The task herein undertaken is not so easy. We can hardly expect to remove the particular pet deity of millions of people for thousands of years—an especially conspicuous little image at that, differing from other gods and goddesses; and substitute another figure, three times his size, of the opposite sex, and thirty years older—without somebody's noticing it.
Yet this is precisely what is required of us, by the new knowledge of to-day. We are called upon to dislodge what is easily the most popular god in the calendar, albeit the littlest; that fat fluttering small boy, congenitally blind, with his haphazard archery playthings; that undignified conception, type of folly change and irresponsible mischief, which so amazingly usurps the name and place of love. Never was there a more absurd misrepresentation.
Suppose we worshipped Fire, the great sun for our over-lord, all lesser lights in varying majesty, each hearth-fire as the genius and guardian of the home. So worshipping, suppose we chose, as ever present image of the great idea, to be pictured and sculptured far and wide, to fill all literature, to be accepted even by science as type and symbol of the Fire Divine—a match-box!
So slight, so transient, so comparatively negligible in importance, is the flickering chance-sown spark typified in this pretty chimera of flying immaturity, compared with the majestic quenchless flame of life and love we ought to worship.
We have taken the assistant for the principal, a tributary for the main stream; we have exalted Eros, the god of man's desire, and paid no heed to that great goddess of mother love to whom young Eros is but a running footman.

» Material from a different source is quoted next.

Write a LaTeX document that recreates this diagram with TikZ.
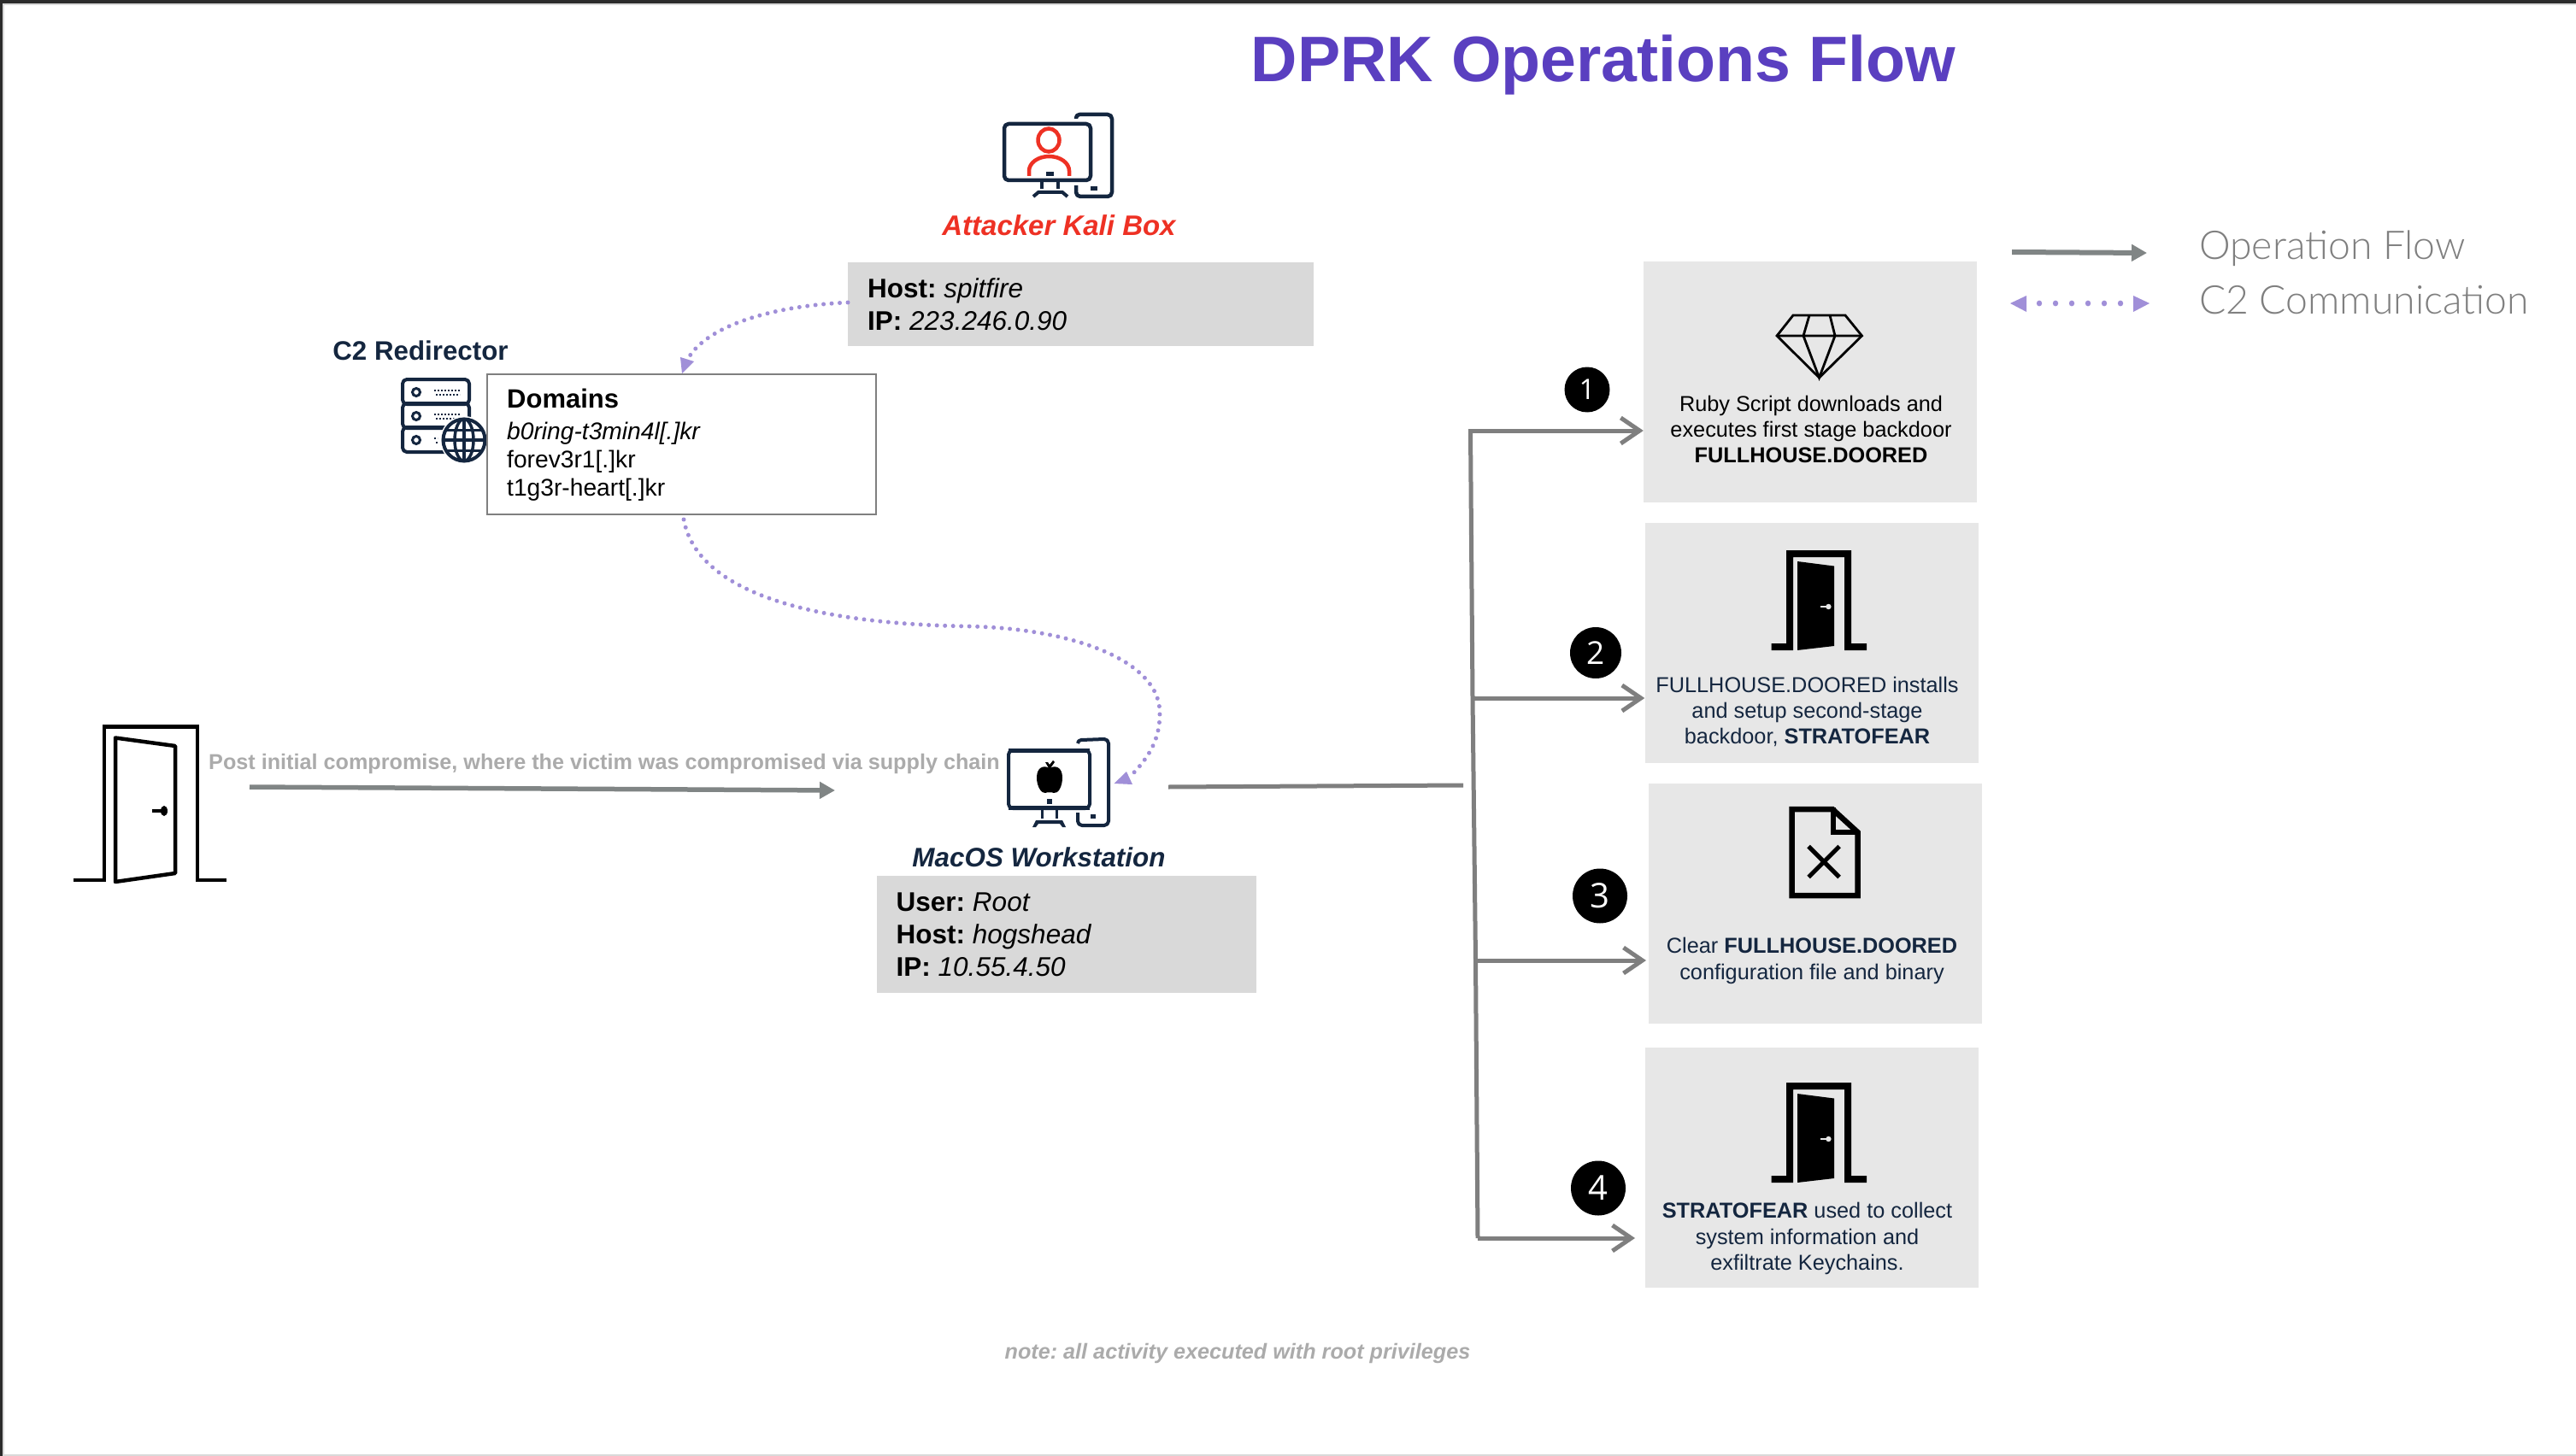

We are right to worship love, in all its wide, diverging branches; the love that is gratitude, love that is sympathy. love that is admiration, love that is gift and service; even the love that is but hunger—mere desire.
But when we talk of the Life Force, the strong stream of physical immortality, which has replaced form with form and kept the stream unbroken through the ages, we ought to understand whereof we speak.
That force is predominant. Under its ceaseless, upward pressure have all creatures risen from the first beginning. Resistlessly it pushes through the ages; stronger than pain or fear or anger, stronger than selfishness or pride, stronger than death. It rises like a mighty tree, branching and spreading through the changing seasons.
Death gnaws at it in vain. Death destroys the individual, not the race; death plucks the leaves, the tree lives on. That tree is motherhood.